Part 3: “Disturbed Beginnings: Unintentional Design”

Part 3, Chapters 14-15 Summary and Analysis

This section covers Chapters 14-15: “Serendipity” and “Ruin.”

Trips through the forest are full of reminders of a vanished past when the timber companies flourished and offered reliable employment. The disappearance of one way of life does not make the landscape barren, however, as Tsing points out, “Mistakes were made […] but mushrooms popped up” (194).
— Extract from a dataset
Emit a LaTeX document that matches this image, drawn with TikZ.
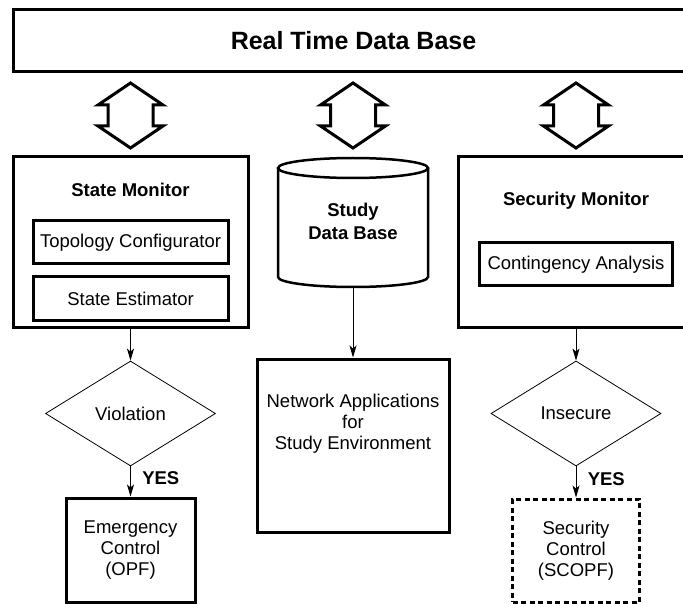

In Oregon, Forest Service management is often resented as a government intrusion, though most land belongs either to their jurisdiction or that of timber companies. Agency employees stressed that many of their renewal initiatives failed, and that environmentalist goals were hard to reconcile with the continuing pressure to produce timber for a market. In the Cascade region of which Oregon is a part, pine and fir trees thrive because of the aftermath of a volcanic eruption and its impact on soil quality. Though matsutake now grow in partnership with lodgepole pine, this tree is absent from much of the region’s earlier history. Ponderosa pines, much larger, drove much of the early forestry boom, and it turned out that these could not easily be replanted after cutting, as Indigenous forestry practices were missing. Periodic burning of the forest had advantaged ponderosas, but US Forest policy banned such practices, and so ponderosas took hold in their place.